Supplied data.

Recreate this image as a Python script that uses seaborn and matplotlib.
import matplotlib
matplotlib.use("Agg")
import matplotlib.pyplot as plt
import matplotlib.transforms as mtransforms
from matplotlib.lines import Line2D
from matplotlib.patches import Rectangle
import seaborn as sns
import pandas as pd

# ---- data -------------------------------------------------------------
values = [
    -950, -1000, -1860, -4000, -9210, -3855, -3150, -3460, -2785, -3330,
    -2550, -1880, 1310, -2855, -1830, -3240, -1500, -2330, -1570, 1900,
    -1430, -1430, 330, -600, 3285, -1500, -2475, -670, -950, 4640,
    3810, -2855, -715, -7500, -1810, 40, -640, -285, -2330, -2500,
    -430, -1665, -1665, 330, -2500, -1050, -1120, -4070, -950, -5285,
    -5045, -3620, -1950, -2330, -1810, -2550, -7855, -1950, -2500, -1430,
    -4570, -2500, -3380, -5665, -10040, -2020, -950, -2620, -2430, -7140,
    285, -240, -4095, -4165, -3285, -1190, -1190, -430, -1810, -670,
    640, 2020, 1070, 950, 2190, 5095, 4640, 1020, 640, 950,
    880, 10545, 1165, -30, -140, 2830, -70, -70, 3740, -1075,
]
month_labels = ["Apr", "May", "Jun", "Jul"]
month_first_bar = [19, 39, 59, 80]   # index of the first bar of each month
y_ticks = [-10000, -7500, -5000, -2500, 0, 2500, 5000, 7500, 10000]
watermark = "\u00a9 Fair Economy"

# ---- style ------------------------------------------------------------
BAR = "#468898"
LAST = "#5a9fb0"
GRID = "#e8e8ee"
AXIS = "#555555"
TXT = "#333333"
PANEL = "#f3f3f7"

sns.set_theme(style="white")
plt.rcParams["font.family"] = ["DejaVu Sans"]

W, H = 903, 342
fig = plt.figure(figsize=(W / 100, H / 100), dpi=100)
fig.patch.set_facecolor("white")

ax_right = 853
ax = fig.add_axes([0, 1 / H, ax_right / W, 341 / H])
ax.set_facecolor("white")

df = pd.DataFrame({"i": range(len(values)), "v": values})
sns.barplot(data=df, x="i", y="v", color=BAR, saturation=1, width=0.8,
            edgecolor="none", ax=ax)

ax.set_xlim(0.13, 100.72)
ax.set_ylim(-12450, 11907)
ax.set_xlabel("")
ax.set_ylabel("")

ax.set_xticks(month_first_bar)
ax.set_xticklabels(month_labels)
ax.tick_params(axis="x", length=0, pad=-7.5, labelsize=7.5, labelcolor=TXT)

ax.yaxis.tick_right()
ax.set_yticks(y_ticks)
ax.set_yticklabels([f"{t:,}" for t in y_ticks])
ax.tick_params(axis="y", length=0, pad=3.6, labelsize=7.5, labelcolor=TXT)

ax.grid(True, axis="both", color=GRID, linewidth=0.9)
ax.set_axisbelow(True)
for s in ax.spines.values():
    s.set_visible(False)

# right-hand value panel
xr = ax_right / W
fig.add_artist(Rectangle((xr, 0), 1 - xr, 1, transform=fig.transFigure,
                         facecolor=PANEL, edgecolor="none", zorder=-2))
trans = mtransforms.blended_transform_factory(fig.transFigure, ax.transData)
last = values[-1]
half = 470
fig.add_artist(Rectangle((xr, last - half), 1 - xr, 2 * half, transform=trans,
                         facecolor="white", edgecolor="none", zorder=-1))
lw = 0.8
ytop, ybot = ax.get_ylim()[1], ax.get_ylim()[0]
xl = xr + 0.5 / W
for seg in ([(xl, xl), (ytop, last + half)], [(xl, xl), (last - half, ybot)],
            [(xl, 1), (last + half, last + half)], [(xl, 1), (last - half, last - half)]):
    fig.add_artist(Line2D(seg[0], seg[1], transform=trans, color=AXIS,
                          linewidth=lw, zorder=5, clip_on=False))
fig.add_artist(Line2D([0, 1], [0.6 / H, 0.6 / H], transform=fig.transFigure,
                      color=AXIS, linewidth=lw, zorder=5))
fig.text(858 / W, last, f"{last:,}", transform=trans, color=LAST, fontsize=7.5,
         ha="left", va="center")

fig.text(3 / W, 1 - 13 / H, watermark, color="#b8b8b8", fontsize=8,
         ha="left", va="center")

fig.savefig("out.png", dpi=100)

Directions for this task. Exactly repeat the lines above, from the opening line through the one with "import pandas as pd", and include nothing else.

Output for this task.
Recreate this image as a Python script that uses seaborn and matplotlib.
import matplotlib
matplotlib.use("Agg")
import matplotlib.pyplot as plt
import matplotlib.transforms as mtransforms
from matplotlib.lines import Line2D
from matplotlib.patches import Rectangle
import seaborn as sns
import pandas as pd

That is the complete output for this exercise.